Simply put, according to the Constitution, the federal government really has no enumerated role in education. That’s why we have states, political entities through which parents and responsible adults can develop curricula for their children’s education at a much more local level than one dictated by a federal bureaucracy.
Are federal bureaucrats ill-motivated? Do supporters of the federal Department of Education wish to undermine the republic? Are business leaders worried about the decline of what the late management theorist Peter Drucker called “knowledge workers” – employees who have the high-tech training necessary to keep our country competitive in the increasingly integrated global economy – animated only greed?
My own answer to these questions is no. Motivations tend to be complex and often rationalized. More than this, many advocates of the CCSS believe that without them, our economic future will be more bleak than otherwise and that young people will graduate from high school ill-prepared for the professional challenges of the 21st century.

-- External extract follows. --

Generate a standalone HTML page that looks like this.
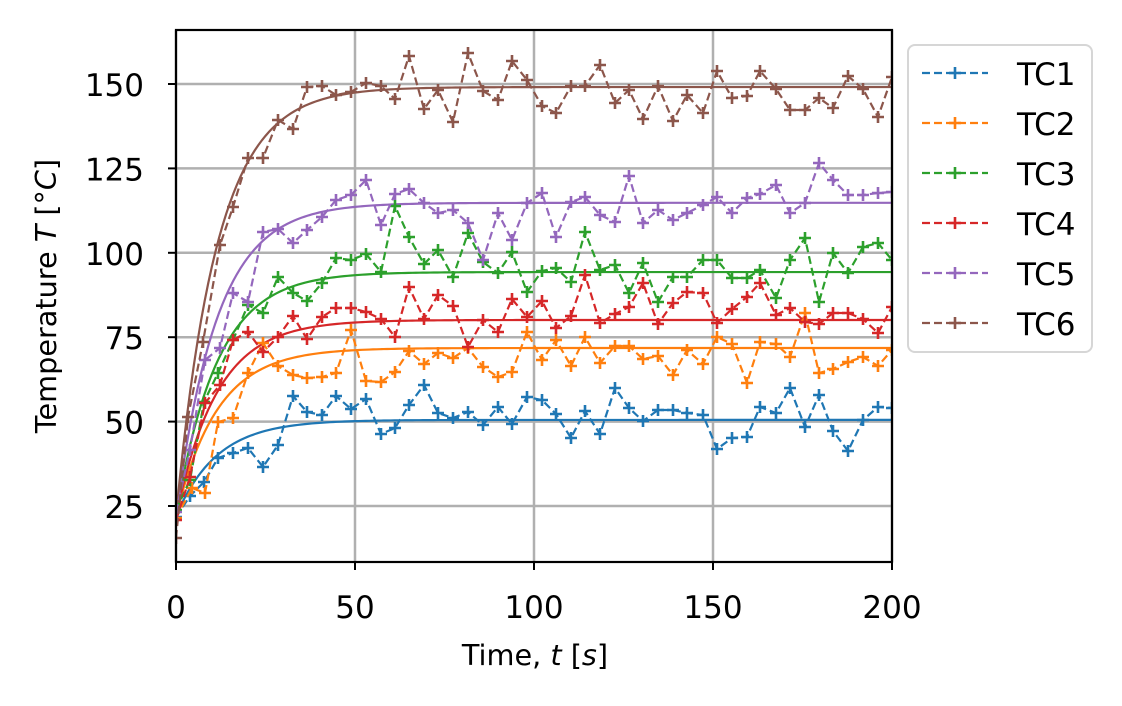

That said, there are myriad problems with Common Core, as FRC’s Senior Fellow Sarah Perry has documented. But let’s say that the substance of the standards was hailed universally as outstanding and that nothing else about their content or marketing or effectiveness was in question. One issue would remain: The fact that the Constitution of the United States provides no basis for federal intervention in education.
There is a very practical problem with federal direction of public education: The likelihood that Uncle Sam will become the “senior partner” in any venture with local or state authorities concerning the education of children. Dwight Eisenhower, for example, was highly dubious of federal educational intervention. As recounted by his grandson David, Dwight Eisenhower “was skeptical of the clamor for federal aid to education. When the federal government begins to fund education, he argued, educational institutions will find they cannot live without the assistance they receive. Then … the government eventually tells educators what to do … Whether for good purposes or for evil purposes, Eisenhower continued, the ability to control education has the potential to be used to promote mind control and that should be enough to recommend against letting any such thing take root.”
Yet apart from this very real concern, the issue of constitutionality is even more fundamental. As one scholar has written, “The History of the Formation of the Union under the Constitution, published by the United States Constitution Sesquicentennial Commission, under the direction of the president, the vice president, and the Speaker of the House in 1943, contained this exchange in a section titled ‘Questions and Answers Pertaining to the Constitution:’ Q. Where, in the Constitution, is there mention of education? A. There is none; education is a matter reserved for the states.”
This is not the view only of hidebound conservatives who refuse to accept political reality (i.e., the U.S. Department of Education is here to stay, so make the best of it). Stephen Lurie, who advocates a constitutional amendment to guarantee the right to an education admits in a recent Atlantic article that in the U.S., there is no “constitutional, or statutory, guarantee of the right to education.”
So, what does that matter? Not even the most strict originalist (and I hope I am in that category) believes the Education Department will evaporate immediately upon the accession of the next conservative President. And given the reliance of states and localities on Uncle Sam’s education funding and bureaucracy, such sudden evaporation would cause dangerous disruption throughout the country. Bad idea, which is why I would argue for the gradual (but date-certain) return of education policy to the states and the careful dissolution of Washington’s education behemoth.
But that’s not the point here: the CCSS are premised on the supposition that the federal government has a role in developing and advocating for them, and perhaps even enforcing them. Conservatives should resist this assumption because the Constitution is a written text to which our allegiance must never be filed away between “archaic” and “irrelevant.”
We cannot un-build Rome in a day. Yet let’s never lose sight that if we do want to build a “more perfect union,” the project of the incremental dissolution of Washington’s accretions of power and erosions of liberty must never be abandoned.
Rob Schwarzwalder is the Senior Vice-President of the Family Research Council.